Karen Handel Votes to Give Transformative Tax Cuts to the American People
Washington, D.C. - U.S. Representative Karen Handel issued the following statement after the House on Tuesday voted to pass the most sweeping tax cut bill in over three decades.
“This is a historic moment,” Rep. Handel said. “The provisions of this tax cut bill will be transformative for hardworking American families and American companies, especially our small businesses.
“More than half of Americans currently live paycheck to paycheck. In the end, the Tax Cuts and Jobs Act is about letting hardworking Americans keep more of their money. The typical American family of four earning the median family income of $73,000 will see a tax cut of $2,059.”
The Tax Cuts and Jobs Act passed the House of Representatives Tuesday afternoon by a vote of 227-203. This bill, which is the result of compromise negotiations between the House and Senate, lowers federal income tax rates for all low and middle-income Americans. It also nearly doubles the standard deduction, increases the Child Tax Credit from $1,000 to $2,000 per child, retains deductibility of up to $10,000 in state and local property taxes, and preserves $750,000 in mortgage interest deduction benefits.
Additionally, the Tax Cuts and Jobs Act lowers the corporate tax rate from 35% to 21% - helping put U.S. companies on par with the global averages and their international competitors. America’s current corporate rate is far and away the highest in the industrialized world, as these other nations place - on average - a roughly 22% rate on their corporations.
Most of America’s small businesses will be able to fully and immediately deduct investments in equipment and other resources.

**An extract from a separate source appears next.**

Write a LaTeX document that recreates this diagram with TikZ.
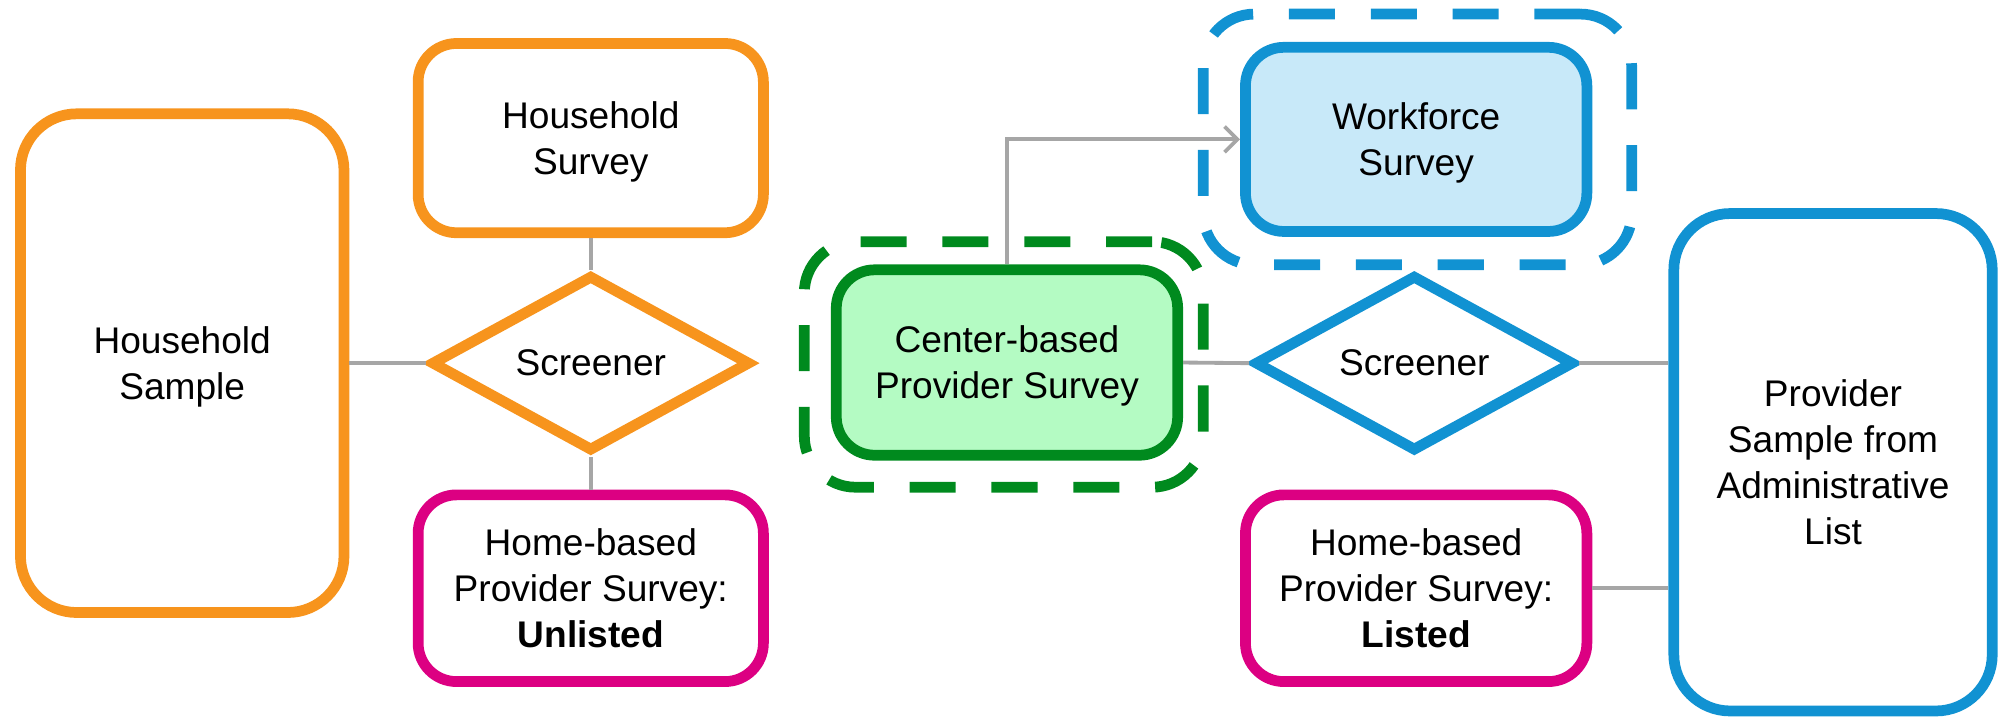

“This bill also benefits America’s main street businesses - those small businesses that are the backbone of our economy and job creation,” Rep. Handel continued. "By lowering the small business tax rates, these companies can do what they do best - innovate and grow.”
The bill now heads to the Senate - where it is expected to receive a vote later this week. If it passes the Senate, it is expected to be signed into law by President Trump before Christmas.